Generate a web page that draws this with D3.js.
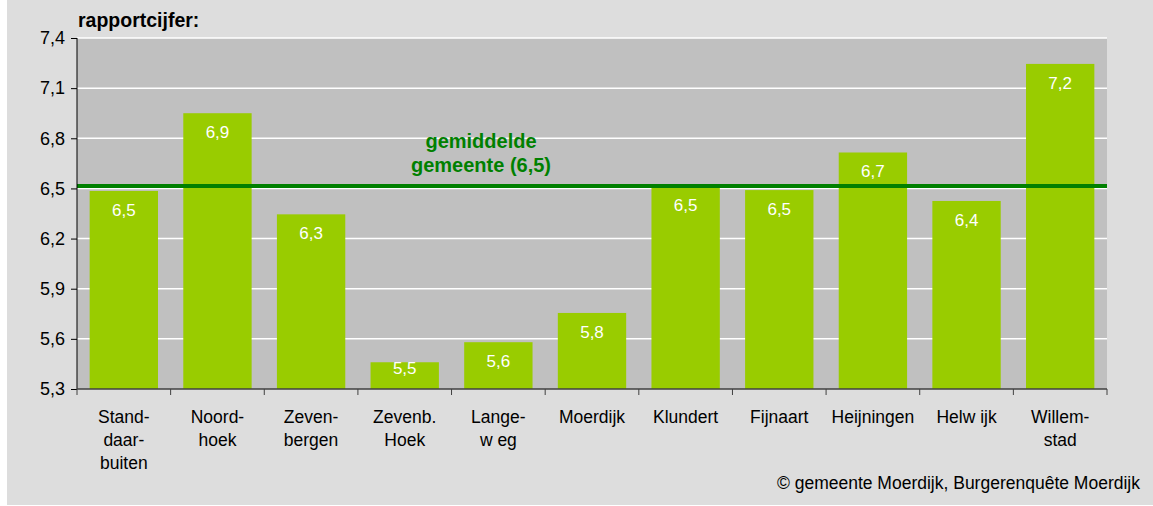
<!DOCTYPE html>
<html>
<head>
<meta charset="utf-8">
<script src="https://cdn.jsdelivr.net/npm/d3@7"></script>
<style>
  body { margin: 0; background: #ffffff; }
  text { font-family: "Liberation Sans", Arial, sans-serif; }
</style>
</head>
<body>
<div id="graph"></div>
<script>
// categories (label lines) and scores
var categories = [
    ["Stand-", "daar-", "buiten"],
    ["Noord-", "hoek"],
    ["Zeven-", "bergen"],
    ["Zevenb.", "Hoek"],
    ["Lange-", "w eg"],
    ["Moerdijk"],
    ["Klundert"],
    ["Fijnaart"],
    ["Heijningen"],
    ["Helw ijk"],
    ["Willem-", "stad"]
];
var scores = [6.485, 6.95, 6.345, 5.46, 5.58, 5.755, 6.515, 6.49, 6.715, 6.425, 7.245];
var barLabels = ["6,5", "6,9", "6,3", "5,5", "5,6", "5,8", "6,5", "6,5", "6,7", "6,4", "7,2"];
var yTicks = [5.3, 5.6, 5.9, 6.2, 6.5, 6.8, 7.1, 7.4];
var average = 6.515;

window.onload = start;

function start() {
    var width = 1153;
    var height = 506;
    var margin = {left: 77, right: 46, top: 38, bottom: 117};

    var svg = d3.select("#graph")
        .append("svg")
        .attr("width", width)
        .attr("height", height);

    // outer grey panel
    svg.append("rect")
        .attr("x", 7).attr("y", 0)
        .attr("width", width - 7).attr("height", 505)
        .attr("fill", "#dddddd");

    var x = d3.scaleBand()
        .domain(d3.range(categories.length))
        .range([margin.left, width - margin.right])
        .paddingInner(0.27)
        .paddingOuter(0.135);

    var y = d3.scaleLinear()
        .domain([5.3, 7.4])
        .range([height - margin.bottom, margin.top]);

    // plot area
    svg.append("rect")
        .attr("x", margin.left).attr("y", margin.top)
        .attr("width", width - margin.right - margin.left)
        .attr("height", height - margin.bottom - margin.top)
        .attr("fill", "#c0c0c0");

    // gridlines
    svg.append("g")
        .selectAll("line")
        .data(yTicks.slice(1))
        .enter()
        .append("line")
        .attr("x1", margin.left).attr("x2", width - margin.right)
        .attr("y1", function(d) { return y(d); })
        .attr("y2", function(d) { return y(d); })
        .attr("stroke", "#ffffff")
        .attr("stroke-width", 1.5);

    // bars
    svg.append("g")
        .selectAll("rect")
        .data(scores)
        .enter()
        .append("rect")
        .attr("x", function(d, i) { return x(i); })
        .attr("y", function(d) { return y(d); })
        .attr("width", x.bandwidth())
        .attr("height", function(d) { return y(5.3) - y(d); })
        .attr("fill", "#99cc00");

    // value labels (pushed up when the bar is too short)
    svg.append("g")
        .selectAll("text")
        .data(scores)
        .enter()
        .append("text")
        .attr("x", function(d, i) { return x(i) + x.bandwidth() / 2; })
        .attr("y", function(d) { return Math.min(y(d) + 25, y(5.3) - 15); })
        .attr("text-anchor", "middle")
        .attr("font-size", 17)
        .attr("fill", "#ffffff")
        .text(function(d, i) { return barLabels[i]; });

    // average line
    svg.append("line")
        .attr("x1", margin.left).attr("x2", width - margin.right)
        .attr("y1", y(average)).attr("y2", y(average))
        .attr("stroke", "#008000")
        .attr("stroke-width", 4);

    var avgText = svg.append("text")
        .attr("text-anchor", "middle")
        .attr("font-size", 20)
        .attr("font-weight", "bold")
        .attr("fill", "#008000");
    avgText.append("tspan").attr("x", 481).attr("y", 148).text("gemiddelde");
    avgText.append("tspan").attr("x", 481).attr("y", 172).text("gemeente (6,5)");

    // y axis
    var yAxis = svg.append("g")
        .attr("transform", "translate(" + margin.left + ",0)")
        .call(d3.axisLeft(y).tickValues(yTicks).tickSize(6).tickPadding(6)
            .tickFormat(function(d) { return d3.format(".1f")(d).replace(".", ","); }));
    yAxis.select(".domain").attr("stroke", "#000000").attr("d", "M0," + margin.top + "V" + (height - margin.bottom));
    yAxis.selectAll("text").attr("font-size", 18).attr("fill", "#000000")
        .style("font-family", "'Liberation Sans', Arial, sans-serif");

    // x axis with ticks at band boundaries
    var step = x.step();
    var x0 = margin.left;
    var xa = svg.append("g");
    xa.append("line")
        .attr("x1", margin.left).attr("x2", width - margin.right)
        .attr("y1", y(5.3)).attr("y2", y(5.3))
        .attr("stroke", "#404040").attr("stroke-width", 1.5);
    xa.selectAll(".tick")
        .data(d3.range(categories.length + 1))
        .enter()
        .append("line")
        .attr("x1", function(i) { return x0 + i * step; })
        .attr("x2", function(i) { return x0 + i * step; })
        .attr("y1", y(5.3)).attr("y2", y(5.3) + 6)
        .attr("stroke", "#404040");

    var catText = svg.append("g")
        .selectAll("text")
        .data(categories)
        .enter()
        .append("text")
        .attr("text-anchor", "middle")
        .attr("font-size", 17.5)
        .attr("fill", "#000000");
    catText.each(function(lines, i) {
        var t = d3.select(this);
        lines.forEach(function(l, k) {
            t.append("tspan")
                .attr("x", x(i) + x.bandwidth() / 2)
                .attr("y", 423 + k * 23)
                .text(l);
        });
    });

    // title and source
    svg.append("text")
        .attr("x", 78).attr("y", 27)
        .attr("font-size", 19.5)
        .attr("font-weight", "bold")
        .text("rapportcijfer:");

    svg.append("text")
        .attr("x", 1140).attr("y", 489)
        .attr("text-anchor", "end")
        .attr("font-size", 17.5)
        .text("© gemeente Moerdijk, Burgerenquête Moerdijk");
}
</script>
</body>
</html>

__________

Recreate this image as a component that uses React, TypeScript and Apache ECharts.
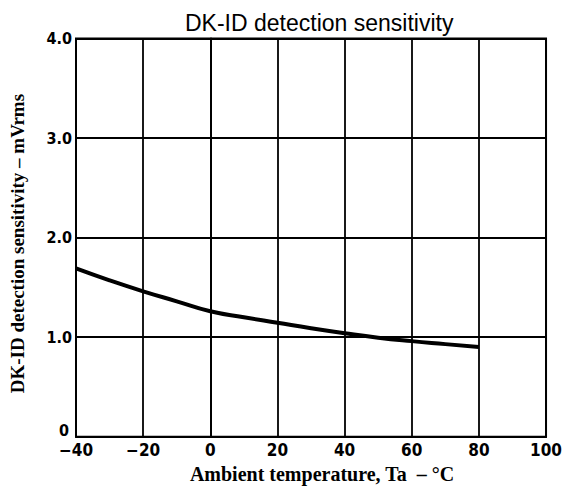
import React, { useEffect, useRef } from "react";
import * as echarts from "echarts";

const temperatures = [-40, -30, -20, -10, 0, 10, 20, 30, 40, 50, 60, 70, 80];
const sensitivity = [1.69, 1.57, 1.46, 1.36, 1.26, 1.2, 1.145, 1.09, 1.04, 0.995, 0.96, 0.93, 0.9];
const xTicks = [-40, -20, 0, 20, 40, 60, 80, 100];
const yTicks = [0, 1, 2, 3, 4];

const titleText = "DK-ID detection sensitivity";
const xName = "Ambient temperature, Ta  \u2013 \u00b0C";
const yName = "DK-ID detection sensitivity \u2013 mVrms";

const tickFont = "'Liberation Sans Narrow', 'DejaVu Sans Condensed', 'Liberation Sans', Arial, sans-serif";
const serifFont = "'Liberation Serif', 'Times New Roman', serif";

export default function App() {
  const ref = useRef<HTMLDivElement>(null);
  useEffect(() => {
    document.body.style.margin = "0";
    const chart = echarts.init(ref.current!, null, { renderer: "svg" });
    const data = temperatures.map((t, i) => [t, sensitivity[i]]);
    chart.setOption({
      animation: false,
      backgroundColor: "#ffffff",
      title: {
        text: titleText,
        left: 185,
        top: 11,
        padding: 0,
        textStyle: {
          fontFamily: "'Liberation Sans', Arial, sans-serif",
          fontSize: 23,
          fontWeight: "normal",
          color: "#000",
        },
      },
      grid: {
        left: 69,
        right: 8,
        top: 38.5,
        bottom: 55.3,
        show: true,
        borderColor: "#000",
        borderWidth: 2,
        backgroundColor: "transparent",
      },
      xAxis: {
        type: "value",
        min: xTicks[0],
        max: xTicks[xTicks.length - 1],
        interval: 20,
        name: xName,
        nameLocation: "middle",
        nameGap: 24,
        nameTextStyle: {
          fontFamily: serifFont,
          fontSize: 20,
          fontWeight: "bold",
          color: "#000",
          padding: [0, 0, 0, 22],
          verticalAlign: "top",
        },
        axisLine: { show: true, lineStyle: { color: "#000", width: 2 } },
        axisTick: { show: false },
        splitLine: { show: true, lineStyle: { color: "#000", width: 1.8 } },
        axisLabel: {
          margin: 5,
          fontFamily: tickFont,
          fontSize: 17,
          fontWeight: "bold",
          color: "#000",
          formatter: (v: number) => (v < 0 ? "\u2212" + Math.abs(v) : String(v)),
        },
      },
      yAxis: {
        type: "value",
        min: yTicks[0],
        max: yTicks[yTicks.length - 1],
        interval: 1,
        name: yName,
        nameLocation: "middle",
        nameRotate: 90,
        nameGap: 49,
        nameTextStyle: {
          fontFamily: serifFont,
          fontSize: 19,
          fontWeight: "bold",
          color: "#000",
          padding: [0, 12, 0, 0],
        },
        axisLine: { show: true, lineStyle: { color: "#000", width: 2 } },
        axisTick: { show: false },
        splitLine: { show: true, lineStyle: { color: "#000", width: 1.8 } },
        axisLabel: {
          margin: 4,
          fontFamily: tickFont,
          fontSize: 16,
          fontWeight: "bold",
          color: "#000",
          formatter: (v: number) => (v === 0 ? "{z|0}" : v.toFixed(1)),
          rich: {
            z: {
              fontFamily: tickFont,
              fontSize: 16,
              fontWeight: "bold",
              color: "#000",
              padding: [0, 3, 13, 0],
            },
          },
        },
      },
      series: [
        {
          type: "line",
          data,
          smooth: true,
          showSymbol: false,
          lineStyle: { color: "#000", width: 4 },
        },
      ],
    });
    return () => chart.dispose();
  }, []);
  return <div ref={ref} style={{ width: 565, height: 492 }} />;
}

__________

Could you quote, word for word, only the lines from the one containing "Recreate this image" through the one containing "detection sensitivity \u2013", both included, and leave out any pictures?

Recreate this image as a component that uses React, TypeScript and Apache ECharts.
import React, { useEffect, useRef } from "react";
import * as echarts from "echarts";

const temperatures = [-40, -30, -20, -10, 0, 10, 20, 30, 40, 50, 60, 70, 80];
const sensitivity = [1.69, 1.57, 1.46, 1.36, 1.26, 1.2, 1.145, 1.09, 1.04, 0.995, 0.96, 0.93, 0.9];
const xTicks = [-40, -20, 0, 20, 40, 60, 80, 100];
const yTicks = [0, 1, 2, 3, 4];

const titleText = "DK-ID detection sensitivity";
const xName = "Ambient temperature, Ta  \u2013 \u00b0C";
const yName = "DK-ID detection sensitivity \u2013 mVrms";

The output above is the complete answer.